* **Information provided**:

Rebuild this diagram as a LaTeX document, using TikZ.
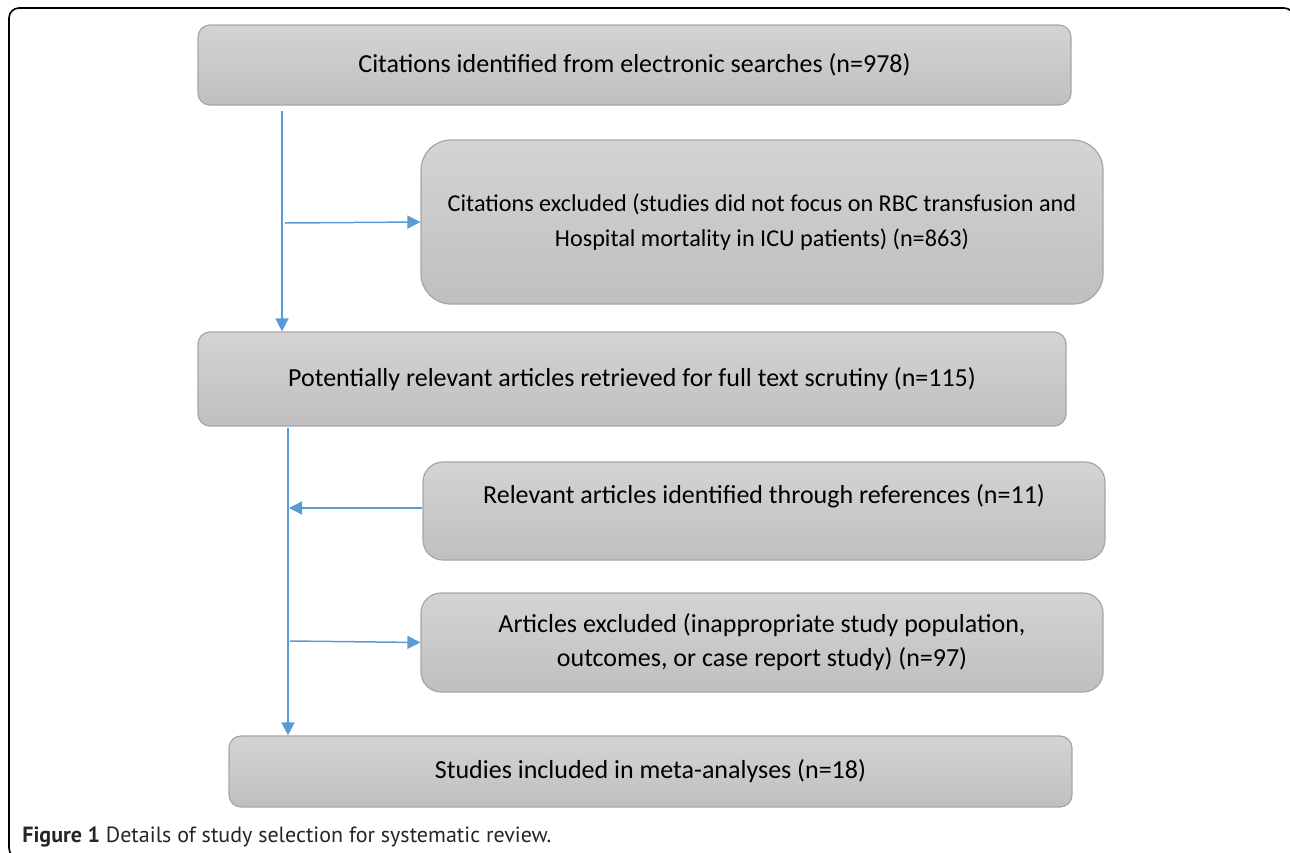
\documentclass[tikz,border=0pt]{standalone}
\usepackage{fontspec}
\setmainfont{Carlito}
\newfontfamily\capfont{PT Sans}
\usetikzlibrary{arrows.meta}
\definecolor{flowblue}{RGB}{91,155,213}
\definecolor{boxedge}{RGB}{166,166,166}
\tikzset{
	stepbox/.style={draw=boxedge, line width=0.6pt, top color=black!17, bottom color=black!25,
		align=center, inner sep=0pt, font=\fontsize{13}{17}\selectfont},
	flow/.style={draw=flowblue, line width=0.75pt, -{Triangle[length=6.5pt,width=6.5pt]}},
}

\begin{document}
\begin{tikzpicture}[x=0.5pt, y=-0.5pt]
			%%%%% START %%%%%
			
			\clip (0, 0) rectangle (1290, 852);
			\useasboundingbox (0, 0) rectangle (1290, 852);
			\draw[rounded corners=5pt, line width=0.8pt] (9, 8) rectangle (1294, 858);
			
			\node[stepbox, rounded corners=6pt, minimum width=436.5pt, minimum height=40pt] (search) at (634.5, 65) {Citations identified from electronic searches (n=978)};
			\node[stepbox, rounded corners=15pt, minimum width=341pt, minimum height=82pt, font=\fontsize{12.1}{17.5}\selectfont] (excl1) at (762, 222) {Citations excluded (studies did not focus on RBC transfusion and\\Hospital mortality in ICU patients) (n=863)};
			\node[stepbox, rounded corners=6pt, minimum width=434pt, minimum height=47pt] (full) at (632, 379) {Potentially relevant articles retrieved for full text scrutiny (n=115)};
			\node[stepbox, rounded corners=10pt, minimum width=341pt, minimum height=49pt] (refs) at (764, 511) {Relevant articles identified through references (n=11)\\~};
			\node[stepbox, rounded corners=10pt, minimum width=341pt, minimum height=49.5pt] (excl2) at (762, 642.5) {Articles excluded (inappropriate study population,\\outcomes, or case report study) (n=97)};
			\node[stepbox, rounded corners=6pt, minimum width=421.5pt, minimum height=35.5pt] (incl) at (650.5, 771.5) {Studies included in meta-analyses (n=18)};
			
			\coordinate (s1) at (282, 111);
			\coordinate (j1) at (285, 223);
			\coordinate (s2) at (288, 428);
			\coordinate (j2) at (290, 641);
			
			\draw[flow] (s1) -- (s1 |- full.north);
			\draw[flow] (j1) -- (excl1.west);
			\draw[flow] (s2) -- (s2 |- incl.north);
			\draw[flow] ([yshift=1.5pt]refs.west) -- ([xshift=0.5pt, yshift=1.5pt]refs.west -| s2);
			\draw[flow] (j2) -- (excl2.west);
			
			\node[anchor=base west, inner sep=0pt, font=\capfont\fontsize{11}{13}\selectfont, text=black!85] (caption) at (22, 842) {\textbf{Figure 1} Details of study selection for systematic review.};
			
			%%%%% END %%%%%
		\end{tikzpicture}
\end{document}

* **Set problem**:
Write out again, exactly, the lines from the start of the listing up to the line containing "rectangle (1294, 858);", with both ends and without pictures.

* **Solution for this problem**:
Rebuild this diagram as a LaTeX document, using TikZ.
\documentclass[tikz,border=0pt]{standalone}
\usepackage{fontspec}
\setmainfont{Carlito}
\newfontfamily\capfont{PT Sans}
\usetikzlibrary{arrows.meta}
\definecolor{flowblue}{RGB}{91,155,213}
\definecolor{boxedge}{RGB}{166,166,166}
\tikzset{
	stepbox/.style={draw=boxedge, line width=0.6pt, top color=black!17, bottom color=black!25,
		align=center, inner sep=0pt, font=\fontsize{13}{17}\selectfont},
	flow/.style={draw=flowblue, line width=0.75pt, -{Triangle[length=6.5pt,width=6.5pt]}},
}

\begin{document}
\begin{tikzpicture}[x=0.5pt, y=-0.5pt]
			%%%%% START %%%%%
			
			\clip (0, 0) rectangle (1290, 852);
			\useasboundingbox (0, 0) rectangle (1290, 852);
			\draw[rounded corners=5pt, line width=0.8pt] (9, 8) rectangle (1294, 858);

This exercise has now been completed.